The RBI didn’t become independent in the way the term is sometimes defined by western economists so that political considerations ceased to be its concern. But it did become the primus inter pares among regulators, of whom many were to follow to supervise the many new markets that were beginning to slowly take root.
Between 1991 and 2004, when the United Progressive Alliance (UPA) came to power for the first time with the peculiar demands it made on the exchequer because of Sonia Gandhi and her National Advisory Council, the RBI was as independent as any legislation for independence was going to make it. But from about mid-2005 onwards, the relationship slowly began to deteriorate. That, however, is another story involving both policies and personalities.
Two factors
There were two major factors that contributed to the healthier relationship: the finance ministers and the key officials of the finance ministry who, as economists, had a better understanding of the RBI’s role in the economy.
Manmohan Singh had been the RBI governor from 1982 to 1985 and had worked closely with C Rangarajan as his deputy governor.

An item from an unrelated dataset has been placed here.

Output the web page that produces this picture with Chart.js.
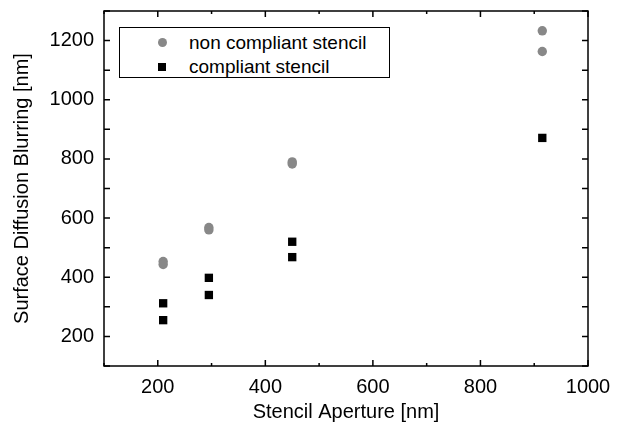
<!DOCTYPE html>
<html>
<head>
<meta charset="utf-8">
<script src="https://cdn.jsdelivr.net/npm/chart.js@4/dist/chart.umd.min.js"></script>
<style>
  html, body { margin: 0; padding: 0; background: #fff; }
  #wrap { position: relative; width: 626px; height: 436px; }
  #legend {
    position: absolute; left: 119px; top: 27px; width: 269px; height: 49px;
    border: 1px solid #000; background: #fff;
    font-family: 'Liberation Sans', Arial, sans-serif; font-size: 19px; color: #000;
  }
  .lg-row { position: absolute; left: 0; height: 20px; line-height: 20px; }
  .lg-row span.txt { position: absolute; left: 69px; white-space: nowrap; }
  .lg-mark { position: absolute; }
  .lg-circle { left: 38px; top: 5px; width: 9px; height: 9px; border-radius: 50%; background: #888; }
  .lg-rect { left: 38px; top: 6px; width: 8px; height: 8px; background: #000; }
</style>
</head>
<body>
<div id="wrap">
  <canvas id="chart" width="626" height="436"></canvas>
  <div id="legend">
    <div class="lg-row" style="top:5px"><span class="lg-mark lg-circle"></span><span class="txt">non compliant stencil</span></div>
    <div class="lg-row" style="top:29px"><span class="lg-mark lg-rect"></span><span class="txt">compliant stencil</span></div>
  </div>
</div>
<script>
// ─── DATA ─────────────────────────────────────────────────
const apertures = [210, 295, 450, 915];
const nonCompliantA = [453, 568, 790, 1233];
const nonCompliantB = [443, 560, 783, 1163];
const compliantA = [312, 398, 520, 871];
const compliantB = [255, 340, 468, null];

const xTickLabels = [200, 400, 600, 800, 1000];
const yTickLabels = [200, 400, 600, 800, 1000, 1200];

function toPoints(...series) {
    const pts = [];
    series.forEach(s => s.forEach((v, i) => { if (v !== null) pts.push({ x: apertures[i], y: v }); }));
    return pts;
}

const font = { family: "'Liberation Sans', Arial, sans-serif", size: 20 };

// inward ticks + frame, like the original plot
const frameTicks = {
    id: 'frameTicks',
    afterDraw(chart) {
        const { ctx, chartArea: a, scales: { x, y } } = chart;
        ctx.save();
        ctx.strokeStyle = '#000';
        ctx.lineWidth = 1.5;
        ctx.strokeRect(a.left, a.top, a.right - a.left, a.bottom - a.top);
        ctx.beginPath();
        x.ticks.forEach(t => {
            const px = x.getPixelForValue(t.value);
            const major = xTickLabels.includes(t.value);
            const len = major ? 6 : 3;
            ctx.moveTo(px, a.bottom); ctx.lineTo(px, a.bottom - len);
            ctx.moveTo(px, a.top); ctx.lineTo(px, a.top + len);
        });
        y.ticks.forEach(t => {
            const py = y.getPixelForValue(t.value);
            ctx.moveTo(a.left, py); ctx.lineTo(a.left + 6, py);
            ctx.moveTo(a.right, py); ctx.lineTo(a.right - 6, py);
        });
        ctx.stroke();
        ctx.restore();
    }
};

function noPad(s) {
    s.paddingTop = 0; s.paddingBottom = 0; s.paddingLeft = 0; s.paddingRight = 0;
}

new Chart(document.getElementById('chart'), {
    type: 'scatter',
    data: {
        datasets: [
            {
                label: 'non compliant stencil',
                data: toPoints(nonCompliantA, nonCompliantB),
                pointStyle: 'circle', pointRadius: 4.7, pointHoverRadius: 4.7,
                backgroundColor: '#888888', borderWidth: 0,
            },
            {
                label: 'compliant stencil',
                data: toPoints(compliantA, compliantB),
                pointStyle: 'rect', pointRadius: 5.9, pointHoverRadius: 5.9,
                backgroundColor: '#000000', borderWidth: 0,
            }
        ]
    },
    options: {
        responsive: false, animation: false,
        layout: { padding: { left: 0, right: 38, top: 11, bottom: 0 } },
        plugins: { legend: { display: false }, tooltip: { enabled: false } },
        scales: {
            x: {
                type: 'linear', min: 100, max: 1000,
                grid: { display: false, drawTicks: false },
                border: { display: false },
                ticks: {
                    stepSize: 100, padding: 9, color: '#000', font,
                    autoSkip: false, maxRotation: 0,
                    callback: v => xTickLabels.includes(v) ? String(v) : ''
                },
                title: { display: true, text: 'Stencil Aperture [nm]', color: '#000', font, padding: { top: 12, bottom: 12 } },
                afterFit: s => { s.height = 70; noPad(s); }
            },
            y: {
                type: 'linear', min: 100, max: 1300,
                grid: { display: false, drawTicks: false },
                border: { display: false },
                ticks: {
                    stepSize: 100, padding: 10, color: '#000', font, autoSkip: false,
                    callback: v => yTickLabels.includes(v) ? String(v) : ''
                },
                title: { display: true, text: 'Surface Diffusion Blurring [nm]', color: '#000', font, padding: { top: 10, bottom: 10 } },
                afterFit: s => { s.width = 104; noPad(s); }
            }
        }
    },
    plugins: [frameTicks]
});
</script>
</body>
</html>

They were both economists and had very similar views about the direction the economy needed to take. Other than Montek Singh Ahluwalia, Rangarajan was the only person Singh trusted fully.
The relationship between Singh and Rangarajan’s predecessor, S Venkitaramanan, was less cordial. But they worked in perfect unison for the 18 months between July 1991 and December 1992, when Venkitaramanan demitted office.
The officials, on their part, needed the RBI’s technical expertise in an increasingly complex economy as it began to integrate with the world economy. The finance ministry, whose economists came from the Indian Economic Service — barring a few honorable exceptions — were simply not up to the task. Indeed, even the skills of the top economists of the finance ministry had rusted. They were primarily bureaucrats with a superior understanding of economics than the IAS bureaucrats who learnt on the job and flew by the seat of their pants.
Their World Bank and the International Monetary Fund (IMF) training told them the destination and which direction to take; but they didn’t know how to get there. For that, they needed the RBI, which understood microeconomics better than most.
The transformation
The scale of what the RBI achieved in that decade is as staggering as the scale of what the government had in the 1970s. The difference was that the RBI trusted the markets and the government in the 1970s trusted only itself.
What was truly extraordinary about the government-RBI relationship in the 1990s was that unlike the constitutionally mandated independence of some of India’s other institutions, the RBI was only as free as the government allowed it to be.
But such was the trust between Manmohan Singh and Rangarajan (1992-1996) and Yashwant Sinha and Bimal Jalan, who became governor at the end of 1997 (1998-2003), that neither tried to play boss.
Nirmala Sitharaman and Shaktikanta Das have restored that happy state of affairs.